“Historic moment,” said the health minister, Ernst Kuipers, on Friday as he scanned the first box of legal cannabis in the Baron coffee shop in the southern city of Breda.
A misconception abroad is that cannabis is already legal in the Netherlands, which is home to the famous coffee shops and seen as a huge draw for cannabis smokers.
In fact, the drug exists in a legal grey area, which the government hopes to stub out with the four-year trial starting in Breda and nearby Tilburg.
The consumption of small quantities of cannabis is illegal but police choose not to enforce the law as part of a “tolerance” policy that has been in place since the 1970s. However, the production of cannabis and its supply to coffee shops is also illegal but this is not tolerated, meaning producers and coffee shop owners have to operate in the shadows.
This has led to gang involvement, with a related rise in petty crime and antisocial behaviour that officials hope to stop if the trial is successful.
“Criminal organisations took over that criminal market and therefore coffee shop owners were depending on the criminal market and that had to stop,” the mayor of Breda, Paul Depla, told Agence France-Presse.
Production will be limited to a handful of farms, whose cannabis will be closely monitored before being supplied to coffee shops.
Consumers would be guaranteed a high-quality product, whereas before it was impossible to know where the cannabis came from, or whether it had been altered.
“The product will be clean, tested, pesticide-free,” said Ashwin Matai, the cultivation director at Holland High farm, which will supply coffee shops legally from February.
The level of THC and CBD, the active ingredients of cannabis, would be measured, so users knew the strength of their joint.

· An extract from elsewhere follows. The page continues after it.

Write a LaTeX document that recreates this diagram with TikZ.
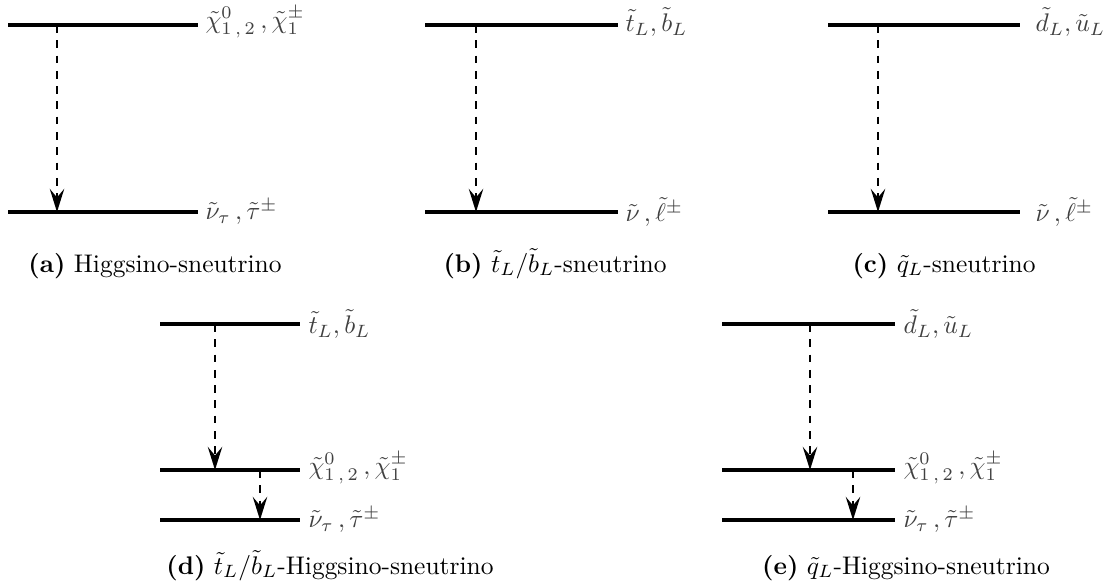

Kuipers said: “From a public health perspective, we had no oversight of the process, we could not do any checks on any potential contamination of the products. Now we can do all that.”
Independent researchers will monitor the trial with a view to eventual decriminalisation.
Asked whether it could lead to legalising other drugs, Depla was cautious. “Let’s start with the legalisation of cannabis and then we can see what will happen because I think some people are also afraid it will … lead to more people being addicted,” he said.
“I think one thing is for sure. Everybody is glad that we can say farewell to the policy, which was hypocritical and not logical.”
One unknown surrounding the planned policy is the Geert Wilders factor, whose far-right Party for Freedom won 37 seats in the general election last month. The party wants to scrap the tolerance policy and push for a “drug-free Netherlands”.